Aim — Every line that holds "React" should be shown.

◆ ◆ ◆

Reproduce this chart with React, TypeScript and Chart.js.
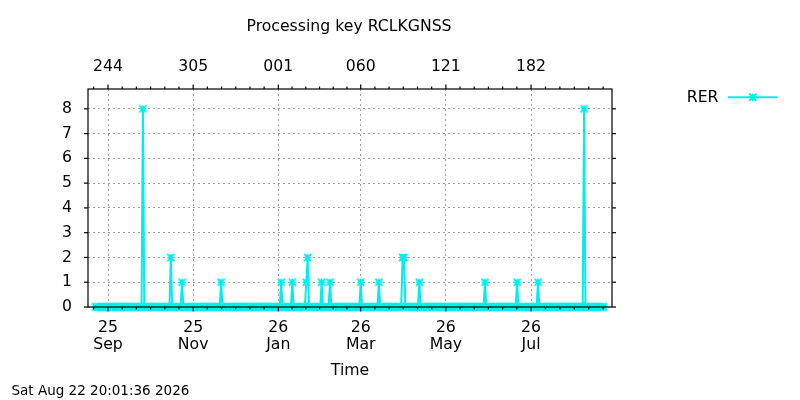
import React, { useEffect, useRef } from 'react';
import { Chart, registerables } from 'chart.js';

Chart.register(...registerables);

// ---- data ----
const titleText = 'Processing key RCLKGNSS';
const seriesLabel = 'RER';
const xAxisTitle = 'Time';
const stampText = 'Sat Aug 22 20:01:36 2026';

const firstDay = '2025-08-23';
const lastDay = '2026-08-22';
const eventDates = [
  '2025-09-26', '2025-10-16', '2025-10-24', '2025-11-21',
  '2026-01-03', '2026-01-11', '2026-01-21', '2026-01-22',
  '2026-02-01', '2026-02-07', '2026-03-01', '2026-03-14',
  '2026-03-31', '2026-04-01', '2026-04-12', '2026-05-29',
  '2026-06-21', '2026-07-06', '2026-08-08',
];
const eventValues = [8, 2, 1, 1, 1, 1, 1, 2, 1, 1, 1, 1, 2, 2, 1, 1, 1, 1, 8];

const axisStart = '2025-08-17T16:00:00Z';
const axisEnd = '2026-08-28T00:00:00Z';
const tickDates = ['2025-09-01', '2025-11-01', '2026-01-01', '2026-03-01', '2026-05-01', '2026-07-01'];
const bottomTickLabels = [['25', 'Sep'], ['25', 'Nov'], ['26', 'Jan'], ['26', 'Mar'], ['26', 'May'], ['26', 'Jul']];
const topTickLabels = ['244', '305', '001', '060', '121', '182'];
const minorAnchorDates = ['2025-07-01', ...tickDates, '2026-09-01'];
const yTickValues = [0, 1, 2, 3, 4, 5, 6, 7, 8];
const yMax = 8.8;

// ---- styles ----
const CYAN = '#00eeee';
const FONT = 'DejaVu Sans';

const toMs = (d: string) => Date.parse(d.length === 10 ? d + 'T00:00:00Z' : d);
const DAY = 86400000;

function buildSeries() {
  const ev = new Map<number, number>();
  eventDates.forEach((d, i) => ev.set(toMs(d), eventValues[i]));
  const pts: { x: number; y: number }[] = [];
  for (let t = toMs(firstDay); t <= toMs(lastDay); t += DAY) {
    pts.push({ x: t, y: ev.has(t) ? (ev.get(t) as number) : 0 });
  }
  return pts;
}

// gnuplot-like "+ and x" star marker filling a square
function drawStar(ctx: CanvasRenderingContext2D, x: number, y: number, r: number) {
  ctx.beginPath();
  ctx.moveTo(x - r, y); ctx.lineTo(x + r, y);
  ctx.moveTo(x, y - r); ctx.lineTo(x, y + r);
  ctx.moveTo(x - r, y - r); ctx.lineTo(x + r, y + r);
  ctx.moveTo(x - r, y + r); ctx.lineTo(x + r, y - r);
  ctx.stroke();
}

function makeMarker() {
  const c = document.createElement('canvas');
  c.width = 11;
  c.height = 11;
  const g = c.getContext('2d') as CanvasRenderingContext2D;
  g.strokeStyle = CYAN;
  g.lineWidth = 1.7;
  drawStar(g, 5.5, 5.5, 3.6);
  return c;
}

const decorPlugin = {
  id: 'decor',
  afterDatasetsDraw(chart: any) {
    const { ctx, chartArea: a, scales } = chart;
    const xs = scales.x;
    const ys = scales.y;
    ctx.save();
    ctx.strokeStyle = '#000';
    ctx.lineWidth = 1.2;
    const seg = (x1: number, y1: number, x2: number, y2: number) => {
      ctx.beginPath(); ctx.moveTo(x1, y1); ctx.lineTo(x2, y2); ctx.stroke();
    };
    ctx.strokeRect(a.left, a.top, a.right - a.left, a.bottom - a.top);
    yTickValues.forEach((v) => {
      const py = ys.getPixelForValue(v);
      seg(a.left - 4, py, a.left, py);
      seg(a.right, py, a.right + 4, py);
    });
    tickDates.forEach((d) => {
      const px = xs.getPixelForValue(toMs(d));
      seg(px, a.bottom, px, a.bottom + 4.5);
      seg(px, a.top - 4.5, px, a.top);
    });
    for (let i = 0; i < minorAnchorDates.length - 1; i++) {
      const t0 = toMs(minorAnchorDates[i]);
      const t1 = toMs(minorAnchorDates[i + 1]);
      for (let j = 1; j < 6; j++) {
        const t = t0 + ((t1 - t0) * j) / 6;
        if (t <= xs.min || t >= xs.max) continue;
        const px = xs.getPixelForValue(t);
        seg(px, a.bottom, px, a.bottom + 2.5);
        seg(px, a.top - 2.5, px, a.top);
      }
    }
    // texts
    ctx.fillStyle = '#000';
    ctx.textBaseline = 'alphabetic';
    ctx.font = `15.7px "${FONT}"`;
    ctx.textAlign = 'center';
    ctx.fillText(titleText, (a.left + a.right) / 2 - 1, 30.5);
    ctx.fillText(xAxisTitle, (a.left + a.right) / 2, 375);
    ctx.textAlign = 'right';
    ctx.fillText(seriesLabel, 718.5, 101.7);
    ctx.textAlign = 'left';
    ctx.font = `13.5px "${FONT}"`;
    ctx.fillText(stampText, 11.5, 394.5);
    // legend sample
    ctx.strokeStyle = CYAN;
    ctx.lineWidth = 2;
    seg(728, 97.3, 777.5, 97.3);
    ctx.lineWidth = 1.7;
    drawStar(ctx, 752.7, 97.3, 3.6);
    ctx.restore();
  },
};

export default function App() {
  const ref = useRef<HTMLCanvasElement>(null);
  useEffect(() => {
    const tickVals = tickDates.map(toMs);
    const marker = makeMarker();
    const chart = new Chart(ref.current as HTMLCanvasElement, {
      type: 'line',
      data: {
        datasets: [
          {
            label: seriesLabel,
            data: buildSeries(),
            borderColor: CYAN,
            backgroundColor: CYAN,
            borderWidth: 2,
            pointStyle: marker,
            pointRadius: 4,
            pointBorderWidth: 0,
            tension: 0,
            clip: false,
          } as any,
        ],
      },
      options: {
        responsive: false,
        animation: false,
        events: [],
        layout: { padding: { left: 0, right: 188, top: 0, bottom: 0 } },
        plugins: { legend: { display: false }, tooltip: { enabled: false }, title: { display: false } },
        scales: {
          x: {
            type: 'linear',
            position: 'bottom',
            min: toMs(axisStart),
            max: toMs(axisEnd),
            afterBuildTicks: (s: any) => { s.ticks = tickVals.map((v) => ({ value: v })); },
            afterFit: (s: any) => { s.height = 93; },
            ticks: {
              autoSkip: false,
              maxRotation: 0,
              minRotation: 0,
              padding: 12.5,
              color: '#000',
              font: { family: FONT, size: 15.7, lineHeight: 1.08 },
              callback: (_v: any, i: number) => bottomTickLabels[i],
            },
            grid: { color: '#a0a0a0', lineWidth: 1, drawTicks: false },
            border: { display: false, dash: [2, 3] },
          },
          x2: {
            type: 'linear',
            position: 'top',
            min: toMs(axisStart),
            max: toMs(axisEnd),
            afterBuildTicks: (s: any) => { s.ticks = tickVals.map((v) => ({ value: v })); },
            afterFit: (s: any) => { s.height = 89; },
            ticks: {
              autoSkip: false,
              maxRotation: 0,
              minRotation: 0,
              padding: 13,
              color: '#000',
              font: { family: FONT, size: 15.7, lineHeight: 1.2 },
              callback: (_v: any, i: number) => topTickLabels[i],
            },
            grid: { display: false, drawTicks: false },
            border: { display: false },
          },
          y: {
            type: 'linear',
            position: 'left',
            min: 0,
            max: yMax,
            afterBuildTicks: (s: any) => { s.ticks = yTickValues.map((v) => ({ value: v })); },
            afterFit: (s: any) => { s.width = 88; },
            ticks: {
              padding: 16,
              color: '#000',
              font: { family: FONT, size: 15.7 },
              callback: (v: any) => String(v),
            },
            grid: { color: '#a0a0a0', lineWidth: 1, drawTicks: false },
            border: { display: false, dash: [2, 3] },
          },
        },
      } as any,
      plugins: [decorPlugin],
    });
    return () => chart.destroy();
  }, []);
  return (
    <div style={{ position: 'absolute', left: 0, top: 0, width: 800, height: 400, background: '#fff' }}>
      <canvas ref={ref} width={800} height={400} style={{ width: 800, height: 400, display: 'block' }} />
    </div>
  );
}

◆ ◆ ◆

Exercise answer —
Reproduce this chart with React, TypeScript and Chart.js.
import React, { useEffect, useRef } from 'react';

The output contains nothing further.